On x86-64, the FS and GS segment registers don't do segmentation anymore — they exist solely to hold a 64-bit base address that gets added to addresses formed with an fs: or gs: prefix. The kernel uses GS to find per-CPU data; glibc uses FS to find your thread-local storage. The base is hidden state, not addressable like a general-purpose register.

Historically, the only way to change FS_BASE or GS_BASE was a syscall: arch_prctl(ARCH_SET_FS, addr). That's a ring transition, register save, and ~200 cycles — fine for thread creation, awful for anything that wants to swap a "context pointer" on a hot path. Userspace M:N threading libraries (Go runtime predecessors, fiber libraries, certain garbage collectors) all wanted cheap base swapping.

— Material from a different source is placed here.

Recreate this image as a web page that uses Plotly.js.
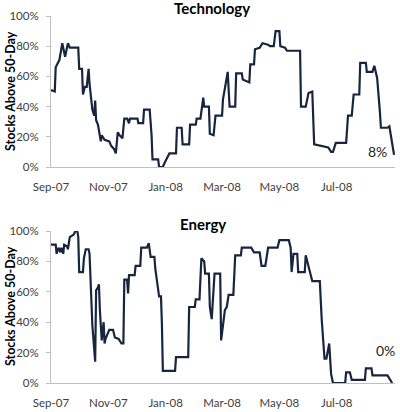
<!DOCTYPE html>
<html><head><meta charset="utf-8">
<script src="https://cdn.plot.ly/plotly-3.0.1.min.js"></script>
<style>html,body{margin:0;padding:0;background:#fff}#chart{width:400px;height:412px}</style>
</head><body><div id="chart"></div>
<script>
const techDates = ['2007-09-01','2007-09-05','2007-09-06','2007-09-10','2007-09-13','2007-09-16','2007-09-19','2007-09-21','2007-09-30','2007-10-01','2007-10-04','2007-10-05','2007-10-07','2007-10-09','2007-10-11','2007-10-12','2007-10-15','2007-10-17','2007-10-18','2007-10-19','2007-10-21','2007-10-24','2007-10-25','2007-10-28','2007-11-02','2007-11-04','2007-11-07','2007-11-09','2007-11-11','2007-11-13','2007-11-16','2007-11-18','2007-11-21','2007-11-23','2007-11-24','2007-12-02','2007-12-03','2007-12-08','2007-12-09','2007-12-15','2007-12-17','2007-12-18','2007-12-24','2007-12-25','2007-12-29','2007-12-31','2008-01-05','2008-01-12','2008-01-13','2008-01-18','2008-01-19','2008-01-26','2008-01-27','2008-02-02','2008-02-03','2008-02-07','2008-02-10','2008-02-11','2008-02-16','2008-02-17','2008-02-21','2008-02-23','2008-03-01','2008-03-02','2008-03-04','2008-03-07','2008-03-09','2008-03-15','2008-03-16','2008-03-22','2008-03-23','2008-03-30','2008-03-31','2008-04-04','2008-04-05','2008-04-10','2008-04-13','2008-04-19','2008-04-21','2008-04-25','2008-04-27','2008-05-01','2008-05-02','2008-05-07','2008-05-09','2008-05-23','2008-05-24','2008-05-29','2008-06-01','2008-06-05','2008-06-07','2008-06-17','2008-06-22','2008-06-25','2008-06-27','2008-06-30','2008-07-11','2008-07-13','2008-07-17','2008-07-19','2008-07-25','2008-07-26','2008-08-01','2008-08-02','2008-08-08','2008-08-10','2008-08-13','2008-08-16','2008-08-17','2008-08-24','2008-08-26','2008-08-31'];
const techValues = [51,50,66,71,82,73,82,79,79,65,65,48,53,53,65,55,38,34,44,31,28,17,21,18,17,14,12,9,23,21,19,32,32,29,32,32,29,29,38,38,21,5,5,0,0,3,9,9,26,26,15,15,28,28,32,32,46,40,40,22,21,34,34,45,52,63,40,40,62,62,58,56,68,68,78,79,82,81,80,80,90,90,80,79,77,77,40,40,49,50,15,14,13,10,10,16,16,34,34,48,48,69,69,63,63,67,59,36,26,26,27,8];

const energyDates = ['2007-09-01','2007-09-06','2007-09-07','2007-09-09','2007-09-11','2007-09-12','2007-09-14','2007-09-15','2007-09-18','2007-09-19','2007-09-21','2007-09-25','2007-09-27','2007-09-29','2007-09-30','2007-10-01','2007-10-05','2007-10-06','2007-10-08','2007-10-11','2007-10-12','2007-10-15','2007-10-18','2007-10-19','2007-10-21','2007-10-22','2007-10-23','2007-10-25','2007-10-27','2007-10-28','2007-10-29','2007-11-02','2007-11-06','2007-11-08','2007-11-12','2007-11-15','2007-11-17','2007-11-18','2007-11-21','2007-11-22','2007-11-23','2007-11-29','2007-11-30','2007-12-05','2007-12-06','2007-12-12','2007-12-14','2007-12-16','2007-12-20','2007-12-21','2007-12-25','2007-12-27','2007-12-28','2007-12-29','2008-01-11','2008-01-12','2008-01-25','2008-01-26','2008-02-01','2008-02-02','2008-02-06','2008-02-08','2008-02-11','2008-02-12','2008-02-16','2008-02-17','2008-02-19','2008-02-22','2008-02-28','2008-02-29','2008-03-04','2008-03-06','2008-03-08','2008-03-13','2008-03-15','2008-03-21','2008-03-22','2008-04-01','2008-04-04','2008-04-10','2008-04-12','2008-04-16','2008-04-19','2008-04-29','2008-05-01','2008-05-11','2008-05-13','2008-05-14','2008-05-16','2008-05-20','2008-05-21','2008-05-28','2008-05-29','2008-05-31','2008-06-05','2008-06-13','2008-06-15','2008-06-18','2008-06-20','2008-06-23','2008-06-25','2008-06-27','2008-07-10','2008-07-11','2008-07-15','2008-07-17','2008-07-31','2008-08-01','2008-08-07','2008-08-08','2008-08-24','2008-08-29'];
const energyValues = [91,91,85,89,86,89,85,91,90,88,96,97.5,100,100,96,73,73,82,88,88,85,38,14,61,63,65,48,28,40,26,29,35,35,30,29,26,26,68,68,59,71,71,77,77,89,89,92,83,83,75,57,57,39,8,8,17,17,50,50,55,55,82,80,72,72,50,42,72,72,28,48,50,58,58,84,84,89,89,86,86,77,77,89,89,94,94,89,73,85,85,73,73,84,79,67,67,42,16,16,26,6,0,0,7,7,2,2,9.6,9.6,5,5,0];

const tickDates = ['2007-09-01','2007-11-01','2008-01-01','2008-03-01','2008-05-01','2008-07-01'];
const tickLabels = ['Sep-07','Nov-07','Jan-08','Mar-08','May-08','Jul-08'];
const yTicks = [0,20,40,60,80,100];
const yTickLabels = ['0%','20%','40%','60%','80%','100%'];
const chartTitles = ['Technology','Energy'];
const yTitle = 'Stocks Above 50-Day';
const lastLabels = ['8%','0%'];

const lineColor = '#17253f';
const FONT = 'Lato, "Open Sans", sans-serif';
const tickFont = {family: FONT, size: 11.5, color: '#404040'};

function xax(anchor){
  return {type:'date', range:['2007-09-01','2008-09-01'], tickvals: tickDates, ticktext: tickLabels,
    showgrid:false, zeroline:false, showline:true, linecolor:'#bfbfbf', linewidth:1,
    ticks:'', ticklabelstandoff: 9, tickfont: tickFont, anchor: anchor, fixedrange:true};
}
function yax(domain, anchor){
  return {range:[0,100], tickmode:'array', tickvals: yTicks, ticktext: yTickLabels, domain: domain, anchor: anchor,
    showgrid:false, zeroline:false, showline:true, linecolor:'#bfbfbf', linewidth:1,
    ticks:'outside', ticklen:4, tickcolor:'#bfbfbf', ticklabelstandoff: 5, tickfont: tickFont};
}

const data = [
  {x: techDates, y: techValues, type:'scatter', mode:'lines', line:{color:lineColor, width:2.2}, xaxis:'x', yaxis:'y', hoverinfo:'skip'},
  {x: energyDates, y: energyValues, type:'scatter', mode:'lines', line:{color:lineColor, width:2.2}, xaxis:'x2', yaxis:'y2', hoverinfo:'skip'}
];

const W = 344, H = 367;
function px(x){ return (x-51)/W; }
function py(y){ return (383-y)/H; }

const layout = {
  width:400, height:412, margin:{l:51, r:5, t:16, b:29},
  paper_bgcolor:'#fff', plot_bgcolor:'#fff', showlegend:false,
  xaxis: Object.assign(xax('y'), {domain:[0,1]}),
  yaxis: yax([py(167),1], 'x'),
  xaxis2: Object.assign(xax('y2'), {domain:[0,1]}),
  yaxis2: yax([0,py(231)], 'x2'),
  annotations: [
    {text: chartTitles[0], xref:'paper', yref:'paper', x:px(212), y:py(8.5), xanchor:'center', yanchor:'middle', showarrow:false, font:{family:FONT, size:15, color:'#000', weight:'bold'}},
    {text: chartTitles[1], xref:'paper', yref:'paper', x:px(203), y:py(224), xanchor:'center', yanchor:'middle', showarrow:false, font:{family:FONT, size:15, color:'#000', weight:'bold'}},
    {text: yTitle, xref:'paper', yref:'paper', x:px(10), y:py(91), textangle:-90, xanchor:'center', yanchor:'middle', showarrow:false, font:{family:FONT, size:12.5, color:'#000', weight:'bold'}},
    {text: yTitle, xref:'paper', yref:'paper', x:px(10), y:py(306), textangle:-90, xanchor:'center', yanchor:'middle', showarrow:false, font:{family:FONT, size:12.5, color:'#000', weight:'bold'}},
    {text: lastLabels[0], xref:'paper', yref:'paper', x:px(377), y:py(151.5), xanchor:'center', yanchor:'middle', showarrow:false, font:{family:FONT, size:14, color:'#262626'}},
    {text: lastLabels[1], xref:'paper', yref:'paper', x:px(385), y:py(350.5), xanchor:'center', yanchor:'middle', showarrow:false, font:{family:FONT, size:14, color:'#262626'}}
  ]
};

Plotly.newPlot('chart', data, layout, {staticPlot:true, displayModeBar:false});
</script>
</body></html>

Ivy Bridge (2012) added four instructions enabled by setting CR4.FSGSBASE: RDFSBASE, RDGSBASE, WRFSBASE, WRGSBASE. They read or write the hidden base directly from ring 3 — no syscall, no ring transition. Linux only enabled the feature for userspace in kernel 5.9 (2020), because the kernel had to audit every code path that assumed FS_BASE could only change via the syscall (signal handlers, ptrace, core dumps all cache the value).

Concrete example — green-threading library: A fiber scheduler keeps each fiber's TLS block at a fixed offset. On context switch:

• Before FSGSBASE: syscall arch_prctl → ~200 cycles + cache pollution from kernel entry.
• With FSGSBASE: wrfsbase rax → ~15 cycles, single instruction.

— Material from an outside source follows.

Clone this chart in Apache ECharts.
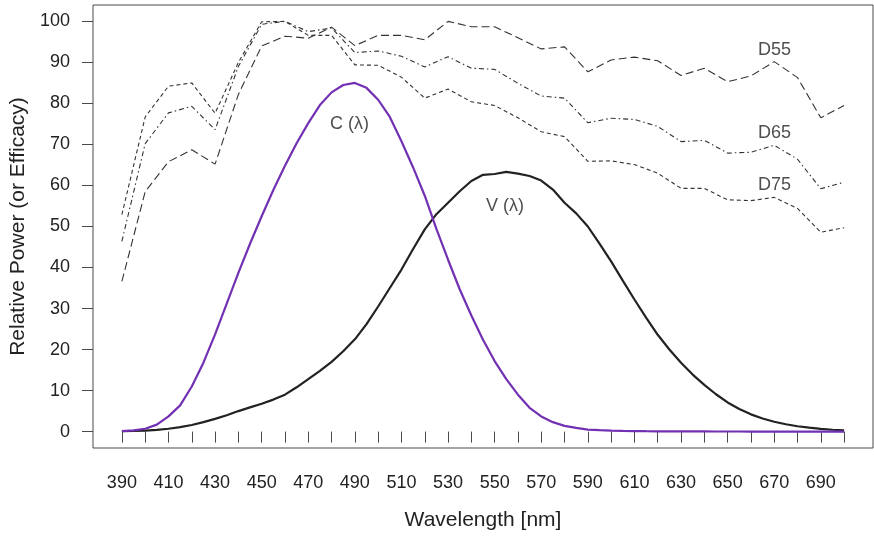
<!DOCTYPE html>
<html>
<head>
<meta charset="utf-8">
<script src="https://cdn.jsdelivr.net/npm/echarts@6/dist/echarts.min.js"></script>
<style>
html,body{margin:0;padding:0;background:#fff;}
#chart{width:874px;height:536px;}
</style>
</head>
<body>
<div id="chart"></div>
<script>
// ---- data ----
const wl10 = [390,400,410,420,430,440,450,460,470,480,490,500,510,520,530,540,550,560,570,580,590,600,610,620,630,640,650,660,670,680,690,700];
const D55 = [36.6,58.5,65.8,68.7,65.2,82.2,94.0,96.4,95.9,98.6,94.1,96.6,96.6,95.5,100.0,98.7,98.7,96.0,93.3,93.8,87.7,90.6,91.3,90.4,86.8,88.6,85.3,86.7,90.2,86.3,76.5,79.5];
const D65 = [46.4,70.2,77.7,79.3,73.6,89.0,99.3,100.0,97.5,98.4,92.4,92.8,91.5,88.9,91.4,88.6,88.3,84.9,81.8,81.3,75.3,76.4,76.1,74.4,70.7,71.0,67.9,68.1,69.8,66.4,59.2,60.8];
const D75 = [52.9,76.7,84.2,85.0,77.6,90.0,99.9,100.0,96.6,96.6,89.4,89.3,86.4,81.3,83.5,80.4,79.5,76.5,73.1,71.9,65.9,66.0,65.1,63.0,59.3,59.3,56.5,56.3,57.1,54.4,48.6,49.7];

const wl5 = [390,395,400,405,410,415,420,425,430,435,440,445,450,455,460,465,470,475,480,485,490,495,500,505,510,515,520,525,530,535,540,545,550,555,560,565,570,575,580,585,590,595,600,605,610,615,620,625,630,635,640,645,650,655,660,665,670,675,680,685,690,695,700];
const Cl = [0.1,0.3,0.7,1.7,3.7,6.4,11.0,16.8,23.7,31.2,38.7,45.8,52.5,58.9,64.8,70.3,75.2,79.6,82.7,84.5,85.0,83.8,80.9,76.7,70.8,64.4,57.5,49.4,41.9,34.7,28.3,22.4,17.2,12.8,9.0,5.8,3.7,2.3,1.4,0.9,0.5,0.35,0.25,0.18,0.12,0.09,0.07,0.05,0.04,0.03,0.03,0.02,0.02,0.02,0.01,0.01,0.01,0.01,0.01,0.01,0,0,0];
const Vl = [0.1,0.15,0.25,0.4,0.7,1.1,1.6,2.3,3.1,4.0,5.0,5.9,6.8,7.8,9.0,10.8,12.8,14.8,17.0,19.6,22.5,26.2,30.5,35.0,39.5,44.5,49.3,53.0,55.8,58.6,61.1,62.6,62.8,63.3,62.9,62.3,61.2,59.0,55.8,53.2,50.0,45.8,41.5,36.8,32.2,27.8,23.6,20.0,16.8,13.9,11.4,9.1,7.1,5.5,4.2,3.2,2.4,1.8,1.3,0.95,0.65,0.45,0.3];

const xTicks = {min:390, max:700, step:10, labelStep:20};
const yTicks = {min:0, max:100, step:10};

const annText = ['C (λ)','V (λ)','D55','D65','D75'];
const annX = [487.7,554.4,670.1,670.1,670.1];
const annY = [75.1,54.9,92.9,72.7,60.0];

// ---- layout ----
const W = 874, H = 536;
const frame = {left:93, right:1, top:5, bottom:88};
const xr = (xTicks.max - xTicks.min) * 0.04, yr = (yTicks.max - yTicks.min) * 0.04;
const xMin = xTicks.min - xr, xMax = xTicks.max + xr;
const yMin = yTicks.min - yr, yMax = yTicks.max + yr;
const pw = W - frame.left - frame.right, ph = H - frame.top - frame.bottom;
const pxX = pw / (xMax - xMin), pxY = ph / (yMax - yMin);
const g2 = {
  left: frame.left + xr * pxX,
  right: frame.right + xr * pxX,
  top: frame.top + yr * pxY,
  bottom: frame.bottom + yr * pxY
};

const FONT = 'Liberation Sans, Arial, Helvetica, sans-serif';
const INK = '#222';
const LINE = '#4a4a4a';

function pairs(xs, ys){ return xs.map((x,i)=>[x, ys[i]]); }

const chart = echarts.init(document.getElementById('chart'), null, {renderer:'canvas'});
chart.setOption({
  animation:false,
  backgroundColor:'#fff',
  textStyle:{fontFamily:FONT},
  grid:[
    Object.assign({show:true, borderColor:LINE, borderWidth:1, backgroundColor:'transparent'}, frame),
    Object.assign({show:false}, g2)
  ],
  xAxis:[
    {gridIndex:0, type:'value', min:xMin, max:xMax, show:false},
    {gridIndex:1, type:'value', min:xTicks.min, max:xTicks.max, interval:xTicks.step,
     position:'bottom', offset: yr*pxY,
     axisLine:{show:false},
     axisTick:{show:true, inside:false, length:11, lineStyle:{color:LINE, width:1}},
     splitLine:{show:false},
     axisLabel:{show:true, margin:26, fontSize:18, color:INK, fontFamily:FONT,
       showMinLabel:true, showMaxLabel:true, hideOverlap:false,
       formatter:v => (Math.round(v - xTicks.min) % xTicks.labelStep === 0 ? String(v) : '')},
     name:'Wavelength [nm]', nameLocation:'middle', nameGap:62,
     nameTextStyle:{fontSize:21, color:INK, fontFamily:FONT}}
  ],
  yAxis:[
    {gridIndex:0, type:'value', min:yMin, max:yMax, show:false},
    {gridIndex:1, type:'value', min:yTicks.min, max:yTicks.max, interval:yTicks.step,
     position:'left', offset: xr*pxX,
     axisLine:{show:false},
     axisTick:{show:true, inside:false, length:11, lineStyle:{color:LINE, width:1}},
     splitLine:{show:false},
     axisLabel:{show:true, margin:23, fontSize:18, color:INK, fontFamily:FONT},
     name:'Relative Power (or Efficacy)', nameLocation:'middle', nameGap:60,
     nameTextStyle:{fontSize:21, color:INK, fontFamily:FONT}}
  ],
  series:[
    {name:'D55', type:'line', xAxisIndex:0, yAxisIndex:0, data:pairs(wl10, D55), showSymbol:false, silent:true,
     lineStyle:{color:'#333', width:1.1, type:[8,4]}},
    {name:'D65', type:'line', xAxisIndex:0, yAxisIndex:0, data:pairs(wl10, D65), showSymbol:false, silent:true,
     lineStyle:{color:'#333', width:1.1, type:[5,3,1.5,3]}},
    {name:'D75', type:'line', xAxisIndex:0, yAxisIndex:0, data:pairs(wl10, D75), showSymbol:false, silent:true,
     lineStyle:{color:'#333', width:1.1, type:[4,3]}},
    {name:'V', type:'line', xAxisIndex:0, yAxisIndex:0, data:pairs(wl5, Vl), showSymbol:false, silent:true,
     lineStyle:{color:'#222', width:2.2}},
    {name:'C', type:'line', xAxisIndex:0, yAxisIndex:0, data:pairs(wl5, Cl), showSymbol:false, silent:true, z:3,
     lineStyle:{color:'#7230b2', width:2.2}},
    {name:'labels', type:'scatter', xAxisIndex:0, yAxisIndex:0, symbolSize:0, silent:true, z:5,
     data: annText.map((t,i)=>({name:t, value:[annX[i], annY[i]]})),
     label:{show:true, position:'inside', formatter:p=>p.name, fontSize:18, color:INK, fontFamily:FONT}}
  ]
});
</script>
</body>
</html>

That's a 13× speedup on a path that runs millions of times per second in a busy fiber runtime. Go's runtime considered this but ultimately uses the GS register indirectly via the m→g pointer rather than swapping bases.

Rule of thumb: If you swap "thread context" more than ~10,000 times per second per core, FSGSBASE pays for itself. Below that, the syscall path's simplicity wins.

Check support: grep fsgsbase /proc/cpuinfo for hardware; on Linux ≥5.9 with nofsgsbase absent from the kernel cmdline, userspace can use it. Older kernels: WRFSBASE from ring 3 raises #UD (invalid opcode) because CR4.FSGSBASE stays clear.

The subtle trap: If you WRFSBASE in a function and a signal arrives, the kernel signal-delivery path saves your FS_BASE, runs the handler (which expects glibc's TLS base), then restores yours. If glibc's signal handler touches errno (which is TLS), and the kernel didn't restore before the handler ran — boom. This is why kernel 5.9 took eight years after the hardware.